Thunder Bay's police board was supposed to receive state-of-the art training. 4 years on, that never happened

·4 min read
Former senator Murray Sinclair issued key recommendations on improving policing in Thunder Bay in a 2018 report. But one of the key pillars of implementing that never happened.  (Tyson Koschik/CBC - image credit)
Former senator Murray Sinclair issued key recommendations on improving policing in Thunder Bay in a 2018 report. But one of the key pillars of implementing that never happened. (Tyson Koschik/CBC - image credit)

For the second time in four years, an independent panel has issued a report on policing in Thunder Bay, Ont., and at the same time, the expert panel's chair revealed that a key training recommendation from 2018 never got off the ground.

The police board training module, set to be known as the Thunder Bay Model, was to have set a new standard for governing police services across Ontario.

But four years later, no such program exists.

Alok Mukherjee, chair of the nine-member expert panel recruited to restore faith in the Thunder Bay Police Services Board, said the training was never developed after Murray Sinclair recommended it in his 2018 report for the Ontario Civilian Police Commission (OCPC).

Mukherjee made the revelation just before the panel's report to improve the state of policing in Thunder Bay was released Tuesday. It also calls for the Ontario government to develop new training for the police board.

The province discontinued a funding stream the Liberals had committed for Ontario Association of Police Services Boards (OAPSB) to develop training materials after the Progressive Conservatives were elected in 2018, Mukherjee said.

New members, who were appointed to the Thunder Bay police board in 2019 under the authority of provincially appointed administrator Thomas Lockwood, received some governance and Indigenous cultural training, Mukherjee said.

But he said the province didn't fund the well-publicized second round of training Sinclair recommended and Lockwood championed, and that was to have been known as the Thunder Bay Model.

No funding or followup

"The followup never happened," Mukherjee said. "That's why we're naming OCPC in terms of providing the training. OCPC needs to provide the funding for it. "The OCPC needs to make sure that the way the training ended, and wasn't followed up on, doesn't happen again because the issue of resources will always be there."

Mukherjee said the result of not developing the Thunder Bay Model has resulted in a failure to effectively train police board members far beyond Thunder Bay.

"This is a live issue and it's a topic of conversation of the Canadian Association of Police Governance and the provincial associations," he said. "The board members find they're thrown in and the knowledge of the [police] chief is here, and board members are scrambling to figure out how to deal with providing governance to someone who is very well resourced and trained — and they're not."

Submitted by Alok Mukherjee
Submitted by Alok Mukherjee

A spokesperson for the Ministry of the Attorney General declined an interview request from CBC News, but issued a written statement instead.

The statement said new regulations under the 2019 Community Safety and Policing Act will require all police board members to take mandatory training, which the province says it's now developing with OAPSB.

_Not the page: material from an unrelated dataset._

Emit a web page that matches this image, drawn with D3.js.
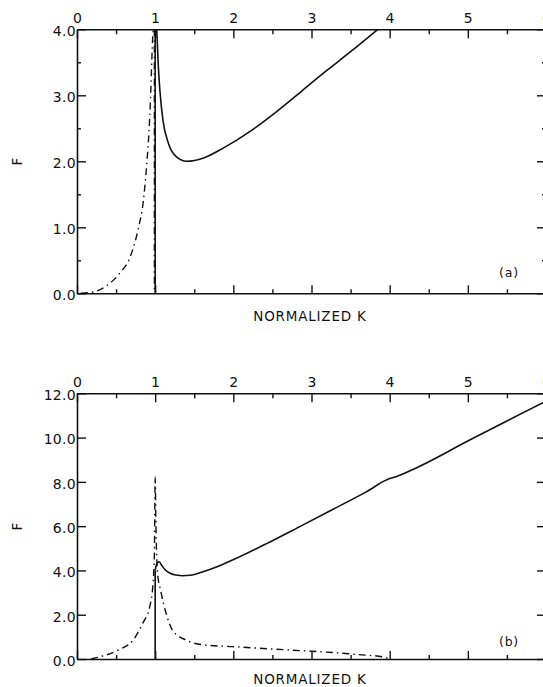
<!DOCTYPE html>
<html>
<head>
<meta charset="utf-8">
<script src="https://cdn.jsdelivr.net/npm/d3@7"></script>
<style>
  body { margin: 0; background: #fff; }
  svg { display: block; }
  .tick text { font-family: "DejaVu Sans", sans-serif; font-size: 14px; fill: #111; letter-spacing: 0.3px; }
  .domain { stroke: #111; stroke-width: 1.6; }
  .tick line { stroke: #111; stroke-width: 1.4; }
  .lbl { font-family: "DejaVu Sans", sans-serif; font-size: 13.5px; fill: #111; letter-spacing: 0.8px; }
</style>
</head>
<body>
<svg width="543" height="687"></svg>
<script>
// x ticks shared by both panels
var kMajor = [0, 1, 2, 3, 4, 5, 6];
var kMinor = [0.5, 1.5, 2.5, 3.5, 4.5, 5.5];

// panel (a)
var aMajorF = [0, 1, 2, 3, 4];
var aMinorF = [0.5, 1.5, 2.5, 3.5];
var aVertK = [1.0, 1.0];
var aVertF = [0, 4.0];
var aSolidK = [1.02, 1.04, 1.06, 1.10, 1.17, 1.27, 1.40, 1.62, 1.87, 2.21, 2.55, 2.89, 3.20, 3.50, 3.85];
var aSolidF = [4.00, 3.45, 3.08, 2.62, 2.27, 2.07, 2.00, 2.05, 2.20, 2.45, 2.75, 3.08, 3.38, 3.66, 4.00];
var aDashK = [0.05, 0.21, 0.36, 0.55, 0.68, 0.78, 0.85, 0.89, 0.92, 0.94, 0.967, 0.975];
var aDashF = [0.00, 0.02, 0.10, 0.31, 0.55, 0.96, 1.41, 1.92, 2.43, 2.93, 3.84, 4.00];
var aDash2K = [0.99, 0.99];
var aDash2F = [4.0, 0];

// panel (b)
var bMajorF = [0, 2, 4, 6, 8, 10, 12];
var bVertK = [1.0, 1.0];
var bVertF = [0, 4.0];
var bSolidK = [1.0, 1.02, 1.05, 1.08, 1.13, 1.19, 1.27, 1.35, 1.45, 1.61, 1.80, 1.99, 2.42, 2.85, 3.27, 3.70, 4.00, 4.07, 4.26, 5.03, 5.50, 6.00];
var bSolidF = [4.0, 4.30, 4.39, 4.25, 4.02, 3.87, 3.79, 3.76, 3.78, 3.94, 4.18, 4.47, 5.20, 5.98, 6.75, 7.55, 8.15, 8.22, 8.50, 9.90, 10.75, 11.65];
var bDashK = [0.18, 0.25, 0.53, 0.72, 0.84, 0.93, 0.97, 0.99, 1.0, 1.01, 1.03, 1.07, 1.14, 1.22, 1.39, 1.64, 1.99, 2.5, 3.0, 3.32, 3.6, 3.91, 4.0];
var bDashF = [0.00, 0.06, 0.41, 0.86, 1.61, 2.36, 3.30, 4.80, 8.23, 6.00, 3.90, 3.10, 2.06, 1.31, 0.86, 0.63, 0.56, 0.45, 0.35, 0.28, 0.20, 0.10, 0.00];

var svg = d3.select('svg');
var x = d3.scaleLinear().domain([0, 6]).range([77, 546]);
var dashStyle = '7,4,1.5,4';

function zip(ks, fs) { return ks.map(function(k, i) { return [k, fs[i]]; }); }

function drawPanel(id, y, majorF, minorF, fmt, series, tag, tagY, labelY) {
    var top = y.range()[1], bottom = y.range()[0];
    var g = svg.append('g');

    svg.append('clipPath').attr('id', 'clip-' + id)
        .append('rect')
        .attr('x', x(0)).attr('y', top)
        .attr('width', x(6) - x(0)).attr('height', bottom - top);

    // top axis with labels, ticks inward
    g.append('g').attr('transform', 'translate(0,' + top + ')')
        .call(d3.axisTop(x).tickValues(kMajor).tickSizeInner(-9).tickSizeOuter(0).tickPadding(6).tickFormat(d3.format('d')));
    g.append('g').attr('transform', 'translate(0,' + top + ')')
        .call(d3.axisTop(x).tickValues(kMinor).tickSizeInner(-5).tickSizeOuter(0).tickFormat(''))
        .select('.domain').remove();

    // bottom axis, no labels
    g.append('g').attr('transform', 'translate(0,' + bottom + ')')
        .call(d3.axisBottom(x).tickValues(kMajor).tickSizeInner(-8).tickSizeOuter(0).tickFormat(''));
    g.append('g').attr('transform', 'translate(0,' + bottom + ')')
        .call(d3.axisBottom(x).tickValues(kMinor).tickSizeInner(-4).tickSizeOuter(0).tickFormat(''))
        .select('.domain').remove();

    // left axis
    var left = g.append('g').attr('transform', 'translate(' + x(0) + ',0)')
        .call(d3.axisLeft(y).tickValues(majorF).tickSizeInner(-9).tickSizeOuter(0).tickPadding(1).tickFormat(fmt));
    left.selectAll('.tick text').attr('dy', '0.45em');
    if (minorF.length) {
        g.append('g').attr('transform', 'translate(' + x(0) + ',0)')
            .call(d3.axisLeft(y).tickValues(minorF).tickSizeInner(-4).tickSizeOuter(0).tickFormat(''))
            .select('.domain').remove();
    }

    // right axis
    g.append('g').attr('transform', 'translate(' + x(6) + ',0)')
        .call(d3.axisRight(y).tickValues(majorF).tickSizeInner(-9).tickSizeOuter(0).tickFormat(''));
    if (minorF.length) {
        g.append('g').attr('transform', 'translate(' + x(6) + ',0)')
            .call(d3.axisRight(y).tickValues(minorF).tickSizeInner(-4).tickSizeOuter(0).tickFormat(''))
            .select('.domain').remove();
    }

    var plot = svg.append('g').attr('clip-path', 'url(#clip-' + id + ')');
    series.forEach(function(s) {
        var line = d3.line()
            .x(function(d) { return x(d[0]); })
            .y(function(d) { return y(d[1]); })
            .curve(s.curve || d3.curveLinear);
        plot.append('path')
            .datum(zip(s.k, s.f))
            .attr('d', line)
            .attr('fill', 'none')
            .attr('stroke', '#111')
            .attr('stroke-width', s.dash ? 1.4 : 1.6)
            .attr('stroke-dasharray', s.dash ? dashStyle : null);
    });

    svg.append('text').attr('class', 'lbl')
        .attr('fill', '#111')
        .attr('transform', 'translate(22,' + ((top + bottom) / 2) + ') rotate(-90)')
        .attr('text-anchor', 'middle')
        .text('F');

    svg.append('text').attr('class', 'lbl')
        .attr('x', 310).attr('y', labelY)
        .attr('text-anchor', 'middle')
        .text('NORMALIZED K');

    svg.append('text').attr('class', 'lbl')
        .attr('x', 509).attr('y', tagY)
        .attr('text-anchor', 'middle')
        .style('font-size', '12.5px')
        .text(tag);
}

var yA = d3.scaleLinear().domain([0, 4]).range([293.3, 29.3]);
drawPanel('a', yA, aMajorF, aMinorF, d3.format('.1f'), [
    {k: aVertK, f: aVertF},
    {k: aSolidK, f: aSolidF, curve: d3.curveMonotoneX},
    {k: aDashK, f: aDashF, curve: d3.curveMonotoneX, dash: true},
    {k: aDash2K, f: aDash2F, dash: true}
], '(a)', 277, 321);

var yB = d3.scaleLinear().domain([0, 12]).range([659, 393.3]);
drawPanel('b', yB, bMajorF, [], d3.format('.1f'), [
    {k: bVertK, f: bVertF},
    {k: bSolidK, f: bSolidF, curve: d3.curveMonotoneX},
    {k: bDashK, f: bDashF, curve: d3.curveMonotoneX, dash: true}
], '(b)', 646, 684);
</script>
</body>
</html>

"Our government is ensuring that police service board members have the appropriate training they need to effectively deliver on their responsibilities and duties," the statement reads in part. "The Ministry of the Solicitor General is preparing the required training, taking the time to get our government's updated policing legislation and its regulations right."

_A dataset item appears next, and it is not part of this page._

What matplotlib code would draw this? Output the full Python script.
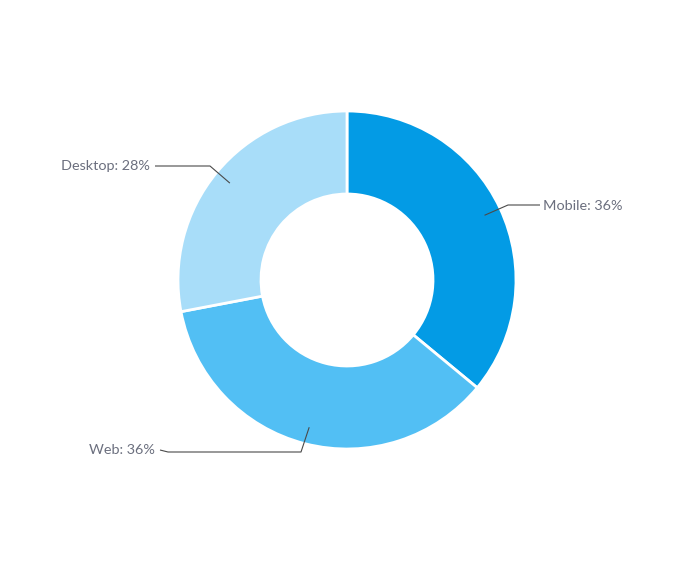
import matplotlib.pyplot as plt
import numpy as np

plt.rcParams["font.family"] = ["Lato", "DejaVu Sans"]

# data
labels = ["Mobile", "Web", "Desktop"]
shares = [36, 36, 28]
colors = ["#039be5", "#52bff4", "#a8ddf9"]

# canvas in pixel coordinates (y up)
W, H = 693, 561
fig = plt.figure(figsize=(W / 100, H / 100), dpi=100)
ax = fig.add_axes([0, 0, 1, 1])

cx, cy = 347, H - 280
r_out, r_in = 169, 86

wedges, _ = ax.pie(
    shares,
    colors=colors,
    startangle=90,
    counterclock=False,
    center=(cx, cy),
    radius=r_out,
    wedgeprops=dict(width=r_out - r_in, edgecolor="white", linewidth=2),
    frame=True,
)
ax.set_xlim(0, W)
ax.set_ylim(0, H)
ax.set_aspect("equal")
ax.axis("off")

# leader-line elbows (image coords) and label placement
elbows = {
    "Mobile": [(508, 205), (540, 205)],
    "Web": [(301, 452), (168, 452), (160, 450)],
    "Desktop": [(210, 166), (155, 166)],
}
text_pos = {
    "Mobile": (543, 206, "left"),
    "Web": (155, 450, "right"),
    "Desktop": (150, 166, "right"),
}

for w, lab, val in zip(wedges, labels, shares):
    mid = np.deg2rad((w.theta1 + w.theta2) / 2)
    x0 = cx + 152 * np.cos(mid)
    y0 = cy + 152 * np.sin(mid)
    pts = [(x0, y0)] + [(x, H - y) for x, y in elbows[lab]]
    xs, ys = zip(*pts)
    ax.plot(xs, ys, color="#4a4a4a", lw=0.8, solid_capstyle="butt")
    tx, ty, ha = text_pos[lab]
    ax.text(tx, H - ty, f"{lab}: {val}%", ha=ha, va="center",
            fontsize=10.4, color="#6b6f7e")

fig.savefig("out.png", dpi=100)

Former chair says board was set up to fail  

In April, less than two years after the first administrator's term came to a close, the province appointed a second administrator, Malcolm Mercer, to take over the Thunder Bay board's authority to govern local police.

At the time, Tribunals Ontario executive chair Sean Weir cited the board's ineffectiveness and failure to adhere to Sinclair's recommendations among the reasons Ontario needed to intervene again.

Following Mercer's appointment, board chair Kristen Oliver and a majority of the five-person board resigned. But without the promised training and support, she said the board was set up to fail.

"We, as a board, were never part of the Sinclair investigation, yet we didn't have a chance from the beginning," Oliver said Wednesday in a written statement to CBC News. "We were excluded from decision-making and then accused of willful blindness and inaction. You can't suck and blow at the same time."

Logan Turner/CBC
Logan Turner/CBC

Michael Kempa, an associate professor of criminology at the University of Ottawa, said the decision to cut new training programs for Thunder Bay's board makes the province directly responsible for that board's continued dysfunction.

"Murray Sinclair's recommendation that there be adequate training for the board in Thunder Bay is the lynchpin of his entire program for reform of that police services board and their police service," Kempa said.

"To do everything else that Murray Sinclair recommended —remaking recruiting, remaking community policing, remaking interactions with the Indigenous community — none of that will be done properly without the training.

"The entire second collapse we now see in Thunder Bay is the direct result of a board being incapable of implementing the rest of the reform program because they never got the training," he said.

 

Except for the Toronto Police Services Board, no police board in Canada is properly resourced or adequately trained to do the job, Kempa said.

He points to three decades of reports dating back to the Ipperwash inquiry that have recommended better training for police board members while governance problems persist in diverse communities of all sizes across the country.